The main application of ACE testing is monitoring of patients diagnosed with sarcoidosis, due to the increased production of ACE by sarcoidal granulomas. However, ACE should not be used as a diagnostic test for sarcoidosis at it lacks sensitivity and specificity; ACE levels are greatly influenced by ACE gene polymorphisms. Sarcoidosis is a diagnosis of exclusion which usually requires careful examination of history and histological evidence.

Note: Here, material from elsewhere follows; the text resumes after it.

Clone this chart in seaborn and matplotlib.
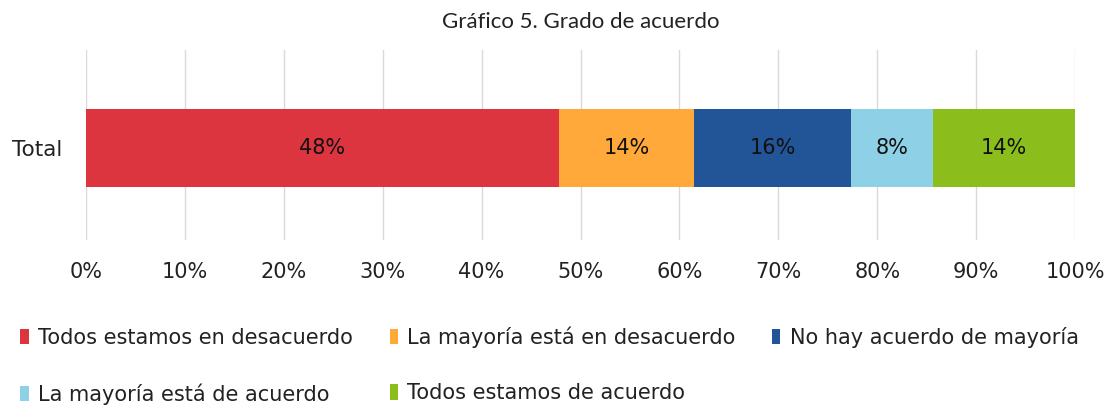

In vivo, Angiotensin-Converting Enzyme (ACE) catalyses the conversion of Angiotensin I to Angiotensin II, and inactivates bradykinin during regulation of blood pressure via Renin-Angiotensin-System. Elevated serum ACE levels are reported in granulomatous-inflammatory diseases such as sarcoidosis and mixed connective tissue disease, nephropathies associated with diabetes and glomerulonephritis, cardiovascular diseases (such as left ventricular hypertrophy), brain and myocardial infarction. Elevated levels of serum ACE have been measured in patients suffering from various disorders. Low serum values have been reported in lung cancer, malignant lymphoma and multiple myeloma. They may indicate a poor prognosis or rapid progression of disease.
6 months to 17 years: 29 – 112 U/L
18 years and above: 20 – 70 U/L
Serum (SST yellow top tube) specimen
Specimens are analysed in a single batch every week; turn-around time is up to 7 days.